The Louisiana Waterfowl Project is conducted in cooperation with DU, the NRCS, oil and pipeline companies and private landowners. Water control structures are designed from used gas pipelines. Technical assistance and wetland management plans are provided to the private sector to create seasonal wetlands that benefit a wide range of wildlife. Currently, 35,000 acres of wetlands are enrolled in 10 to 15 year agreements in 20 parishes under this program. As a result of observed benefits, other local landowners in some areas are developing their own projects. A waterfowl biologist also represents the Department on the Louisiana Waterfowl Project Committee.
North American Wetlands Conservation Act (NAWCA)
Program personnel develop and evaluate grant applications to this federal program to obtain grant funds to be used for wetlands acquisition and development projects on public lands. NAWCA grants require at least a $1 in non-federal matching funds for each $1 of grant funds requested. This is a major mechanism for generating conservation partnerships vital to the success of the NAWMP. In recent years, LDWF has partnered with NAWCA, DU, NRCS, National Fish and Wildlife Foundation, Monsanto Corporation, Exxon, local conservation organizations, the Walker Foundation, White Lake Foundation, and Richard King Mellon Foundation to acquire wetland habitats of value to waterfowl and other wetland birds as well as implement projects on 6 WMAs.

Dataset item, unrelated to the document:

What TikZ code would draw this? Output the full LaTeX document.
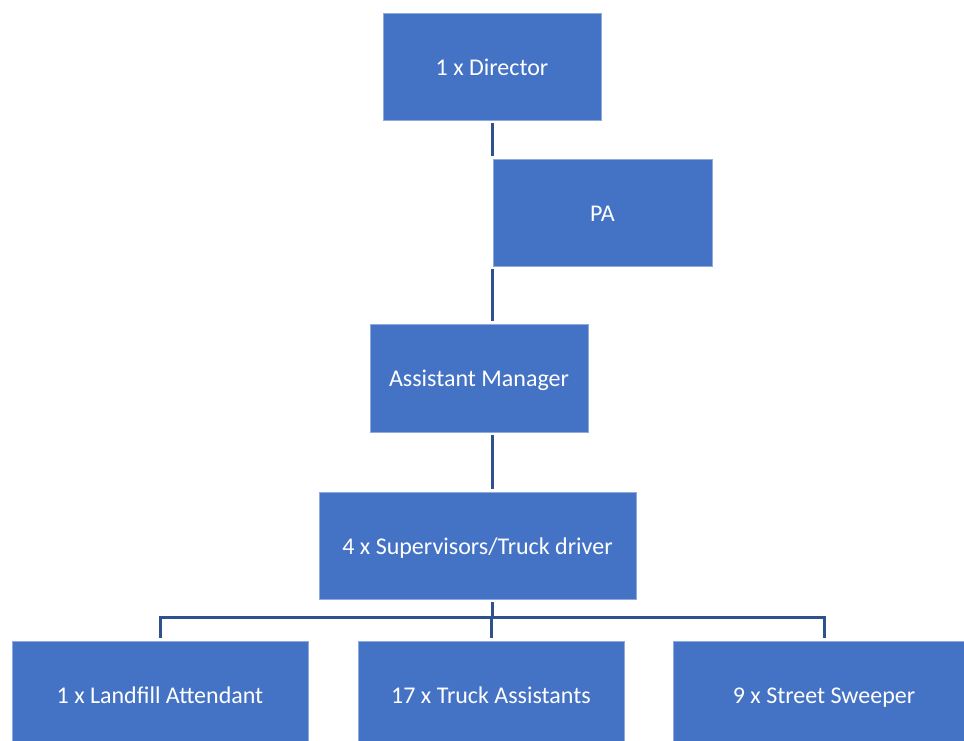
\documentclass[tikz,border=0pt]{standalone}
\usepackage{fontspec}
\setmainfont{Carlito}
\definecolor{fillblue}{HTML}{4472C4}
\definecolor{edgeblue}{HTML}{8FAADC}
\definecolor{linkblue}{HTML}{2F528F}
\usetikzlibrary{positioning,calc}
\tikzset{
  role/.style={draw=edgeblue,line width=0.8pt,fill=fillblue,text=white,align=center,
               minimum height=107pt,inner sep=0pt,text height=17pt,text depth=0pt,
               font=\fontsize{24}{28}\selectfont},
  link/.style={draw=linkblue,line width=3pt,shorten <=3pt,shorten >=3pt}
}
\begin{document}
\begin{tikzpicture}[x=1pt,y=-1pt]
    \useasboundingbox (0,0) rectangle (964,740);
    \node[role,minimum width=218pt] (dir) at (492,66.5) {1 x Director};
    \node[role,minimum width=219pt] (pa) at (602.5,212.5) {PA};
    \node[role,minimum width=218pt,minimum height=108pt] (am) at (479,378) {Assistant Manager};
    \node[role,minimum width=317pt] (sup) at (477.5,545.5) {4 x Supervisors/Truck driver};
    \node[role,minimum width=296pt] (land) at (160,694.5) {1 x Landfill Attendant};
    \node[role,minimum width=266pt] (truck) at (491,694.5) {17 x Truck Assistants};
    \node[role,minimum width=302pt] (street) at (824,694.5) {9 x Street Sweeper};
    \coordinate (bus) at (492,617);
    \draw[link] (dir.south) -- (dir.south |- pa.north);
    \draw[link] (dir.south |- pa.south) -- (dir.south |- am.north);
    \draw[link] (am.south -| dir.south) -- (sup.north -| dir.south);
    \foreach \c in {land,truck,street}
      \draw[link,line join=miter] (sup.south -| dir.south) -- (bus) -| (\c.north);
\end{tikzpicture}
\end{document}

Louisiana has 2 active joint ventures of the NAWMP: the Lower Mississippi Valley Joint Venture (LMV) and the Gulf Coast Joint Venture (GC). Each joint venture has different goals and habitat issues that are addressed by NAWCA projects. Most of these restoration projects in the LMV involve a combination of reforestation to bottomland hardwoods and water control capabilities that permit precise water level management for wintering waterfowl. Once projects are completed specific management plans are developed to maintain wetland management units at maximum production. Program personnel work extensively with regional Wildlife Division biologists and specialists in implementing and evaluating wetland management practices on WMAs. The GC, on the other hand, is dominated by coastal marshes, prairies, and agricultural land, so projects focus on reducing salinity or wave energy to enhance submerged aquatic vegetation, re-establishing water-control to manage marshes for better production of seed-producing annuals, or creating capabilities to flood/manage agricultural areas for making winter food available for waterfowl.